В повседневной речи Дока проскальзывали клише… которые благополучно перенимали его герои. Великий литературный грех? Сомневаюсь. В обычной жизни многие тяготеют к специфическому набору собственных устойчивых клише. Однако арсенал Дока был не в пример красочнее, особенно по сравнению с современной «риторикой», больше смахивающей на «семь слов, запрещенных к употреблению в телеэфирах». С таким вокабулярием сильно не разбежишься.
(«А эти нелепые любовные сцены!») Юность Э. Э. Смита пришлась на «лиловое десятилетие»; предполагаю, тогда же у него сформировалось отношение к прекрасному полу.
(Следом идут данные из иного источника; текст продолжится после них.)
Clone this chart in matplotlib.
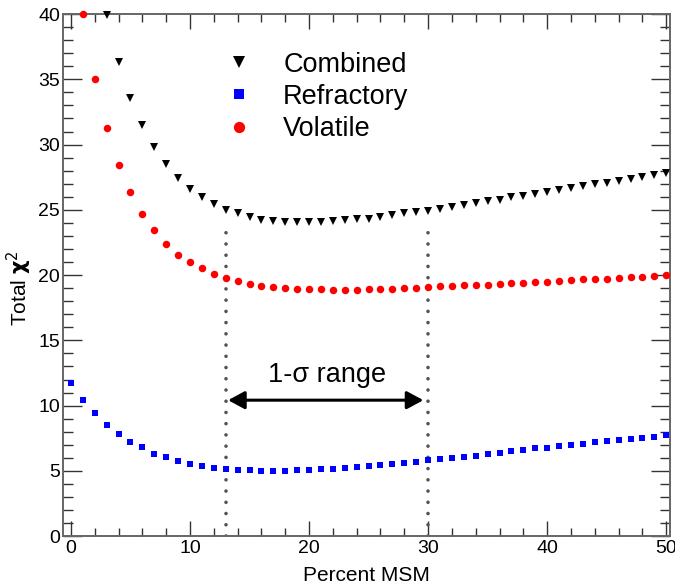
import numpy as np
import matplotlib
matplotlib.use("Agg")
import matplotlib.pyplot as plt
from matplotlib.ticker import MultipleLocator

plt.rcParams['font.family'] = ['Liberation Sans', 'DejaVu Sans']
plt.rcParams['mathtext.fontset'] = 'dejavusans'

# ---------------- data ----------------
x_comb = np.arange(3, 51)
chi2_comb = [39.9, 36.3, 33.6, 31.5, 29.8, 28.5, 27.45, 26.6, 25.95, 25.45,
             24.97, 24.73, 24.42, 24.24, 24.11, 24.06, 24.05, 24.05, 24.06, 24.14,
             24.19, 24.27, 24.32, 24.44, 24.6, 24.74, 24.8, 24.92, 25.1, 25.24,
             25.36, 25.52, 25.65, 25.77, 25.95, 26.08, 26.23, 26.36, 26.54, 26.64,
             26.8, 26.95, 27.07, 27.18, 27.38, 27.49, 27.64, 27.82]

x_refr = np.arange(0, 51)
chi2_refr = [11.75, 10.47, 9.43, 8.53, 7.82, 7.23, 6.8, 6.31, 6.03, 5.75,
             5.54, 5.36, 5.21, 5.13, 5.08, 5.04, 5.03, 5.03, 5.03, 5.04,
             5.08, 5.13, 5.16, 5.21, 5.29, 5.41, 5.49, 5.54, 5.6, 5.72,
             5.8, 5.92, 6.0, 6.1, 6.18, 6.31, 6.38, 6.51, 6.59, 6.72,
             6.77, 6.9, 6.97, 7.1, 7.18, 7.3, 7.36, 7.43, 7.56, 7.61, 7.74]

x_vol = np.arange(1, 51)
chi2_vol = [40.0, 35.0, 31.24, 28.43, 26.36, 24.67, 23.45, 22.38, 21.58, 20.97,
            20.51, 20.12, 19.8, 19.53, 19.31, 19.18, 19.06, 19.0, 18.95, 18.95,
            18.9, 18.88, 18.88, 18.88, 18.93, 18.95, 18.97, 19.02, 19.04, 19.08,
            19.14, 19.16, 19.21, 19.27, 19.28, 19.34, 19.4, 19.42, 19.46, 19.51,
            19.58, 19.6, 19.67, 19.71, 19.73, 19.8, 19.86, 19.87, 19.92, 20.0]

sigma_lo, sigma_hi = 13, 30
sigma_top = 24.0
arrow_y = 10.42

# ---------------- figure ----------------
fig = plt.figure(figsize=(6.75, 5.86), dpi=100)
ax = fig.add_axes([0.094, 0.085, 0.899, 0.891])

ax.plot(x_comb, chi2_comb, 'v', color='black', ms=5.5, mew=0, ls='none',
        label='Combined', clip_on=False, zorder=3)
ax.plot(x_refr, chi2_refr, 's', color='#0000ff', ms=4.4, mew=0, ls='none',
        label='Refractory', clip_on=False, zorder=3)
ax.plot(x_vol, chi2_vol, 'o', color='#ff0000', ms=5.4, mew=0, ls='none',
        label='Volatile', clip_on=False, zorder=3)

# 1-sigma markers
for xv in (sigma_lo, sigma_hi):
    ax.plot([xv, xv], [0, sigma_top], color='#4f545a', lw=2.6,
            ls=(0, (0.01, 3.1)), dash_capstyle='round', zorder=2)

ax.annotate('', xy=(sigma_lo + 0.2, arrow_y), xytext=(sigma_hi - 0.4, arrow_y),
            arrowprops=dict(arrowstyle='<|-|>,head_length=0.5,head_width=0.27',
                            mutation_scale=20, lw=2.2, color='black',
                            shrinkA=0, shrinkB=0))
ax.text(21.5, 11.82, '1-σ range', ha='center', va='baseline', fontsize=19.5)

ax.set_xlim(-0.63, 50.34)
ax.set_ylim(0, 40)

ax.xaxis.set_major_locator(MultipleLocator(10))
ax.xaxis.set_minor_locator(MultipleLocator(2))
ax.yaxis.set_major_locator(MultipleLocator(5))
ax.yaxis.set_minor_locator(MultipleLocator(1))
ax.tick_params(which='both', direction='in', top=True, right=True,
               color='#333333', width=1.0, labelsize=14)
ax.tick_params(axis='x', which='major', length=11, pad=3)
ax.tick_params(axis='x', which='minor', length=6)
ax.tick_params(axis='y', which='major', length=14, pad=2.5)
ax.tick_params(axis='y', which='minor', length=7)

for sp in ax.spines.values():
    sp.set_color('#666666')
    sp.set_linewidth(1.4)

ax.set_xlabel('Percent MSM', fontsize=15, labelpad=6)
ax.set_ylabel(r'Total $\mathbf{\chi}^{2}$', fontsize=15, va='center')
ax.yaxis.set_label_coords(-0.073, 0.476)

ax.legend(loc='upper left', bbox_to_anchor=(0.267, 0.928), frameon=False,
          fontsize=19.5, markerscale=1.5, handlelength=1.0, handletextpad=1.13,
          labelspacing=0.23, borderpad=0, borderaxespad=0)

fig.savefig('out.png', dpi=100)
В 1914-м, незадолго до начала войны в Европе, он познакомился с Дженни – и, клянусь, даже спустя сорок семь лет (последний раз мы виделись перед его смертью) он не переставал удивляться и благодарить Небо за то, что это восхитительное создание согласилось связать с ним жизнь. Помните, как было принято изображать романтическую любовь в довоенные годы? А, вы еще не родились на свет. Ничего страшного, романы Дока вам в помощь. И здесь возникает важный вопрос. Действие саги о Ленсменах происходит в далеком будущем. Тогда почему в них преобладают современные (около 1979 года) отношения полов, а не те, что царили до 1914 года?
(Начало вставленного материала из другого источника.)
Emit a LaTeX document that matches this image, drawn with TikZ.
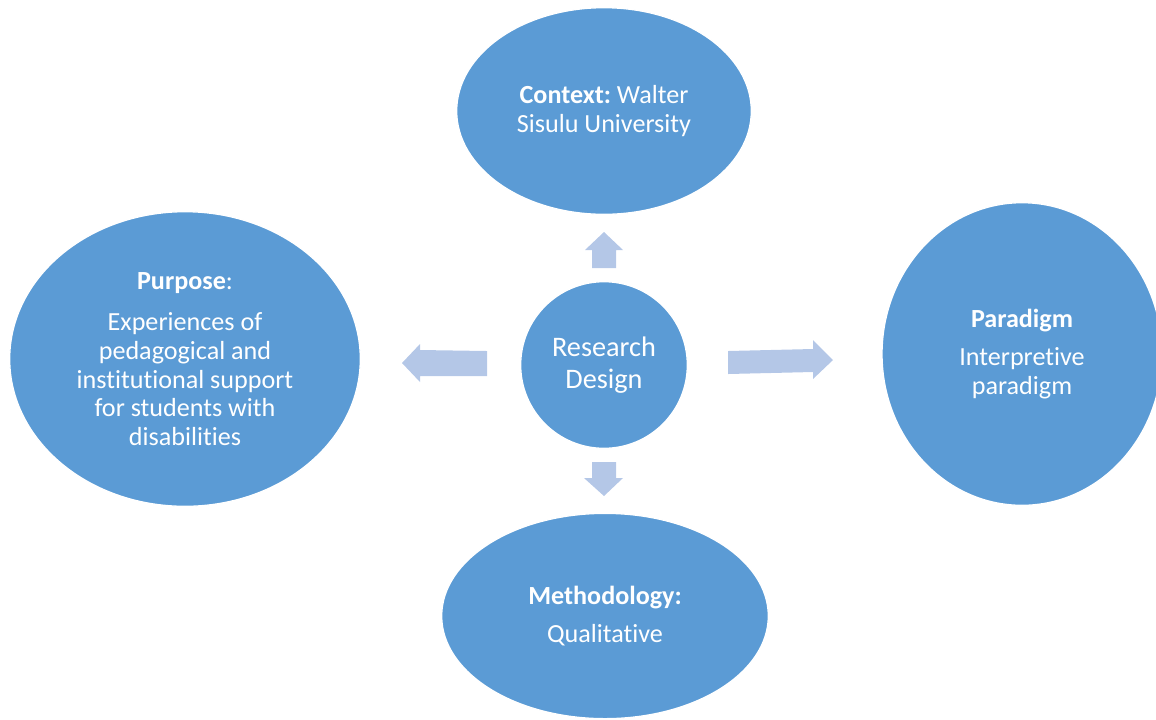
\documentclass[tikz,border=0pt]{standalone}
\usepackage{fontspec}
\setmainfont{Carlito}[Ligatures={NoCommon}]
\frenchspacing
\usetikzlibrary{shapes.geometric}
\definecolor{bubble}{RGB}{91,155,213}
\definecolor{arrowblue}{RGB}{180,199,231}
\tikzset{
  bubble/.style={ellipse, fill=bubble, draw=white, line width=1pt, text=white,
    align=center, inner sep=0pt, font=\fontsize{19.6}{21.5}\selectfont},
  blockarrow/.style={fill=arrowblue, draw=none}
}
\begin{document}
\begin{tikzpicture}[x=0.75pt, y=-0.75pt]
\useasboundingbox (0,0) rectangle (1156,719);
% nodes
\node[bubble, minimum width=221pt, minimum height=155pt] (ctx) at (604,111)
  {\textbf{Context:} Walter\\Sisulu University};
\node[bubble, minimum width=263pt, minimum height=221pt] (pur) at (185,359)
  {\textbf{Purpose}:\\[9.5pt]Experiences of\\pedagogical and\\institutional support\\for students with\\disabilities};
\node[bubble, minimum width=210pt, minimum height=227pt] (par) at (1022,354)
  {\textbf{Paradigm}\\[7.5pt]Interpretive\\paradigm};
\node[bubble, minimum width=245pt, minimum height=154pt] (met) at (605,616)
  {\textbf{Methodology:}\\[7.5pt]Qualitative};
\node[bubble, minimum width=125pt, minimum height=125pt,
  font=\fontsize{21.2}{24}\selectfont] (rd) at (604,365)
  {Research\\Design};
% block arrows
\fill[blockarrow] (592,268) -- (592,250) -- (585,250) -- (604,232) -- (623,250) -- (616,250) -- (616,268) -- cycle;
\fill[blockarrow] (592,462) -- (592,478) -- (584,478) -- (604,496) -- (623,478) -- (616,478) -- (616,462) -- cycle;
\fill[blockarrow] (487,351) -- (420,350) -- (420,344) -- (402,363) -- (420,382) -- (420,376) -- (487,376) -- cycle;
\fill[blockarrow] (728,351) -- (813,349) -- (813,340) -- (833,360) -- (813,379) -- (813,372) -- (728,374) -- cycle;
\end{tikzpicture}
\end{document}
(Я утверждаю, что существует множество других возможных моделей. Но мы сейчас сравниваем только эти две.)
На мой взгляд, нынешняя модель отношений ведет прямиком к вымиранию; будучи временной, она, по сути, является одним из многочисленных симптомов стремительных и губительных перемен, какие переживает (от каких умирает?) наша культура.
Напротив, ценности, которые были общепринятыми до 1914 года, при всех своих недостатках зиждутся на незыблемом восприятии мужчины как защитника женщин и детей. Они нацелены на выживание!
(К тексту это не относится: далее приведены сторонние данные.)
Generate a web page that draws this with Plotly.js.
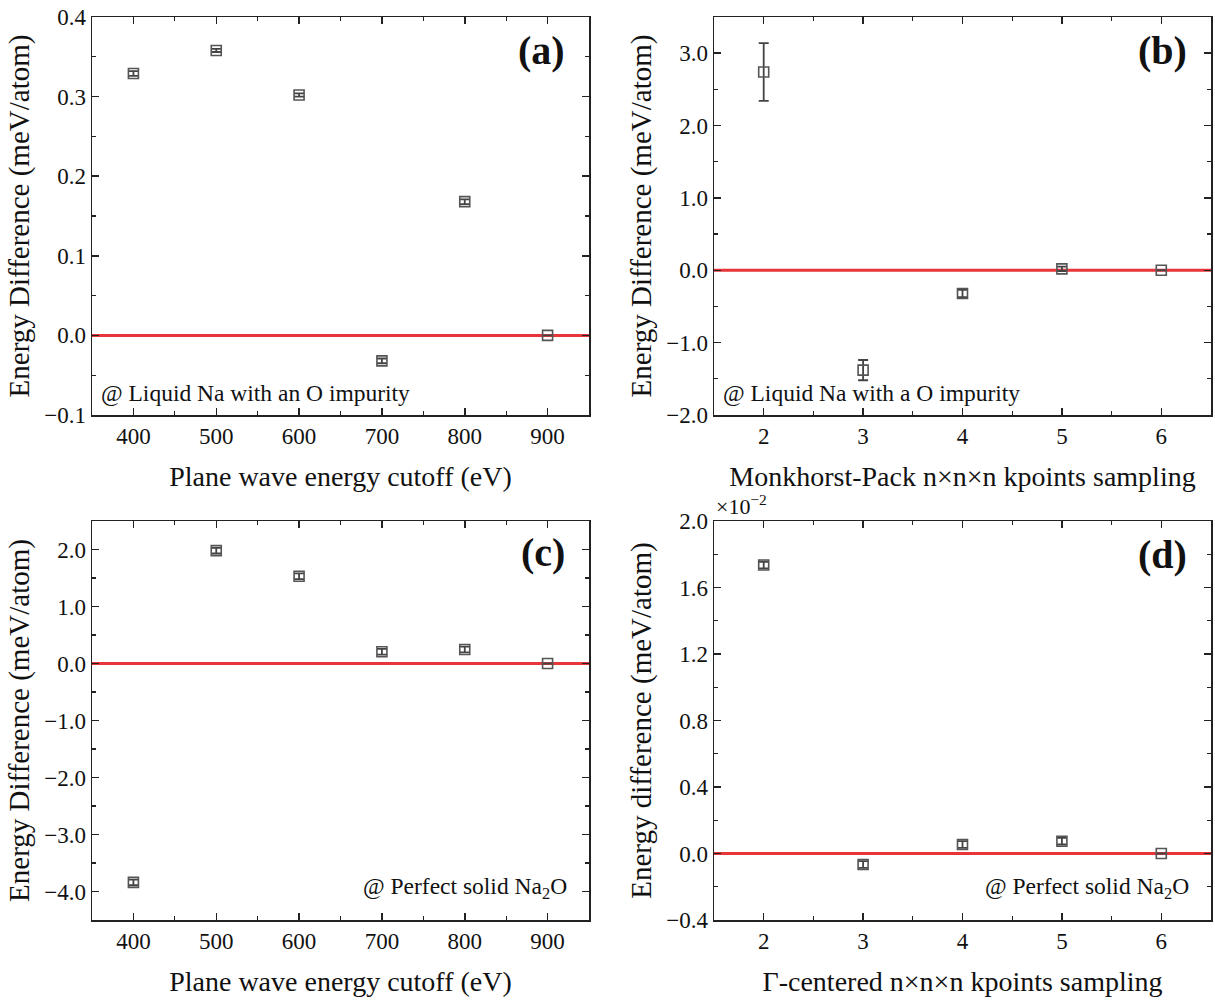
<!DOCTYPE html>
<html>
<head>
<meta charset="utf-8">
<script src="https://cdn.plot.ly/plotly-3.0.1.min.js"></script>
<style>body{margin:0;background:#fff}#chart{width:1215px;height:1000px}</style>
</head>
<body>
<div id="chart"></div>
<script>
// Panel (a): plane-wave cutoff, liquid Na with an O impurity
const cutoffA = [400, 500, 600, 700, 800, 900];
const energyA = [0.329, 0.358, 0.302, -0.032, 0.168, 0.0];
const errA = [0.003, 0.002, 0.002, 0.003, 0.003, 0.0];

// Panel (b): Monkhorst-Pack k-points, liquid Na with a O impurity
const kptsB = [2, 3, 4, 5, 6];
const energyB = [2.74, -1.38, -0.32, 0.02, 0.0];
const errB = [0.40, 0.14, 0.05, 0.03, 0.0];

// Panel (c): plane-wave cutoff, perfect solid Na2O
const cutoffC = [400, 500, 600, 700, 800, 900];
const energyC = [-3.84, 1.98, 1.53, 0.205, 0.246, 0.0];
const errC = [0.05, 0.05, 0.05, 0.05, 0.05, 0.0];

// Panel (d): Gamma-centered k-points, perfect solid Na2O (values in units of 1e-2 meV/atom)
const kptsD = [2, 3, 4, 5, 6];
const energyD = [1.735, -0.066, 0.054, 0.074, 0.0];
const errD = [0.02, 0.02, 0.02, 0.02, 0.0];

const FONT = 'Liberation Serif, Times New Roman, serif';
const MK = '#555555';

function tr(x, y, e, xa, ya) {
  return {
    x: x, y: y, xaxis: xa, yaxis: ya, type: 'scatter', mode: 'markers',
    marker: {symbol: 'square-open', size: 10, color: MK, line: {width: 1.6, color: MK}},
    error_y: {type: 'data', array: e, visible: true, color: '#444', thickness: 1.8, width: 5},
    showlegend: false, hoverinfo: 'x+y'
  };
}

const data = [
  tr(cutoffA, energyA, errA, 'x', 'y'),
  tr(kptsB, energyB, errB, 'x2', 'y2'),
  tr(cutoffC, energyC, errC, 'x3', 'y3'),
  tr(kptsD, energyD, errD, 'x4', 'y4')
];

const xdL = [92/1215, 589/1215], xdR = [714/1215, 1211/1215];
const ydT = [1 - 415/1000, 1 - 17/1000], ydB = [1 - 920/1000, 1 - 521/1000];

function xax(dom, anchor, range, dtick, mdt, title) {
  return {
    domain: dom, anchor: anchor, range: range, dtick: dtick, tick0: 0,
    showgrid: false, zeroline: false, showline: true, linecolor: '#222', linewidth: 1.5,
    mirror: 'allticks', ticks: 'inside', ticklen: 7, tickwidth: 1.5, tickcolor: '#222',
    minor: {ticks: 'inside', ticklen: 4, tickwidth: 1.2, tickcolor: '#222', dtick: mdt, tick0: 0},
    tickfont: {family: FONT, size: 23, color: '#111'},
    title: {text: title, font: {family: FONT, size: 28, color: '#111'}, standoff: 18},
    automargin: false
  };
}
function yax(dom, anchor, range, dtick, mdt, title, fmt) {
  return {
    domain: dom, anchor: anchor, range: range, dtick: dtick, tick0: 0, tickformat: fmt,
    showgrid: false, zeroline: false, showline: true, linecolor: '#222', linewidth: 1.5,
    mirror: 'allticks', ticks: 'inside', ticklen: 7, tickwidth: 1.5, tickcolor: '#222',
    minor: {ticks: 'inside', ticklen: 4, tickwidth: 1.2, tickcolor: '#222', dtick: mdt, tick0: 0},
    tickfont: {family: FONT, size: 23, color: '#111'},
    title: {text: title, font: {family: FONT, size: 29, color: '#111'}, standoff: 6},
    automargin: false
  };
}

function zeroLine(xr, yr) {
  return {type: 'line', xref: xr + ' domain', yref: yr, x0: 0, x1: 1, y0: 0, y1: 0,
          line: {color: '#e8353a', width: 3}, layer: 'below'};
}

function lab(txt, xr, yr, x, y, xa, size, bold) {
  return {text: bold ? '<b>' + txt + '</b>' : txt, xref: xr + ' domain', yref: yr + ' domain',
          x: x, y: y, xanchor: xa, yanchor: 'middle', showarrow: false,
          font: {family: FONT, size: size, color: '#111'}};
}

const layout = {
  width: 1215, height: 1000,
  margin: {l: 0, r: 0, t: 0, b: 0},
  paper_bgcolor: '#fff', plot_bgcolor: '#fff',
  xaxis: xax(xdL, 'y', [350, 950], 100, 50, 'Plane wave energy cutoff (eV)'),
  yaxis: yax(ydT, 'x', [-0.1, 0.4], 0.1, 0.05, 'Energy Difference (meV/atom)', '.1f'),
  xaxis2: xax(xdR, 'y2', [1.5, 6.5], 1, 0.5, 'Monkhorst-Pack n×n×n kpoints sampling'),
  yaxis2: yax(ydT, 'x2', [-2, 3.5], 1, 0.5, 'Energy Difference (meV/atom)', '.1f'),
  xaxis3: xax(xdL, 'y3', [350, 950], 100, 50, 'Plane wave energy cutoff (eV)'),
  yaxis3: yax(ydB, 'x3', [-4.5, 2.5], 1, 0.5, 'Energy Difference (meV/atom)', '.1f'),
  xaxis4: xax(xdR, 'y4', [1.5, 6.5], 1, 0.5, 'Γ-centered n×n×n kpoints sampling'),
  yaxis4: yax(ydB, 'x4', [-0.4, 2.0], 0.4, 0.2, 'Energy difference (meV/atom)', '.1f'),
  shapes: [zeroLine('x', 'y'), zeroLine('x2', 'y2'), zeroLine('x3', 'y3'), zeroLine('x4', 'y4')],
  annotations: [
    lab('(a)', 'x', 'y', 0.955, 0.915, 'right', 40, true),
    lab('(b)', 'x2', 'y2', 0.955, 0.915, 'right', 40, true),
    lab('(c)', 'x3', 'y3', 0.955, 0.92, 'right', 40, true),
    lab('(d)', 'x4', 'y4', 0.955, 0.915, 'right', 40, true),
    lab('@ Liquid Na with an O impurity', 'x', 'y', 0.015, 0.055, 'left', 23.5, false),
    lab('@ Liquid Na with a O impurity', 'x2', 'y2', 0.015, 0.055, 'left', 23.5, false),
    lab('@ Perfect solid Na<sub>2</sub>O', 'x3', 'y3', 0.96, 0.08, 'right', 23.5, false),
    lab('@ Perfect solid Na<sub>2</sub>O', 'x4', 'y4', 0.96, 0.08, 'right', 23.5, false),
    {text: '×10<sup>−2</sup>', xref: 'x4 domain', yref: 'y4 domain', x: 0.0, y: 1.0,
     xanchor: 'left', yanchor: 'bottom', showarrow: false,
     font: {family: FONT, size: 22, color: '#111'}}
  ]
};

Plotly.newPlot('chart', data, layout, {displayModeBar: false, staticPlot: true});
</script>
</body>
</html>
(«А эти банальные сюжеты!») Да, сюжеты банальны – и вот почему: различные ходы, представления о космосе, запутанные линии, внезапные повороты были в новинку, когда только-только вышли из-под пера Смита. Однако за последние полвека десятки фантастов заимствовали и переиначивали их на все лады, лишая самобытности и оригинальности. Типографская краска на «Жаворонке» не успела высохнуть, как появились сотни подражателей. Не переводятся они и по сей день – пигмеи на плечах титана.
Однако все мнимые огрехи «Жаворонка» меркнут по сравнению с главной (зачастую умалчиваемой) претензией: Док Смит категорически отвергал всякую мерзость, именуемую сегодня системой социальных ценностей.
Он верил в добро и зло.
Не разделял морального релятивизма, принятого у нео-(светских) – фрейдистов.
Отказывался признавать, что «посредственность» лучше «совершенства».
Не терпел жалоб на судьбу.
Не считал мужчин и женщин равными – с тем же успехом можно сравнивать яблоки с апельсинами. В его творчестве мужчины и женщины разные, у них разное предназначение, разные обязанности, функции. Но при всех различиях они дополняют друг друга и не могут существовать автономно.
Хуже того, в величайшем и самом масштабном произведении, саге о Ленсменах, насчитывающей шесть томов, Смит открыто заявляет: люди изначально не равны, а культ «простого человека» – весьма опасное заблуждение. Поэтому свой грандиозный роман автор строит на идее плановой генетической селекции, которая спустя тысячелетия позволит вывести новую высшую расу сверхлюдей… суперменов, способных защитить цивилизацию.
Сага о Ленсменах осталась незавершенной, планировался еще как минимум седьмой том. Док, по обыкновению, продумал все до мельчайших деталей, но (насколько мне известно) не записал… книгу просто-напросто не приняли бы к публикации – по крайней мере, тогда. Однако он успел рассказать мне концовку, тет-а-тет и по секрету. Раскрывать ее не стану – неэтично. Как знать, вдруг рукопись существует – очень надеюсь! Скажу только, что финал логически проистекает из намеков, разбросанных в «Детях Линзы».
А теперь мы сами по себе. Подлинный Серый Ленсмен покинул нас внезапно – срочное дело в дальних краях потребовало мастера к себе, лишив нас новых шедевров.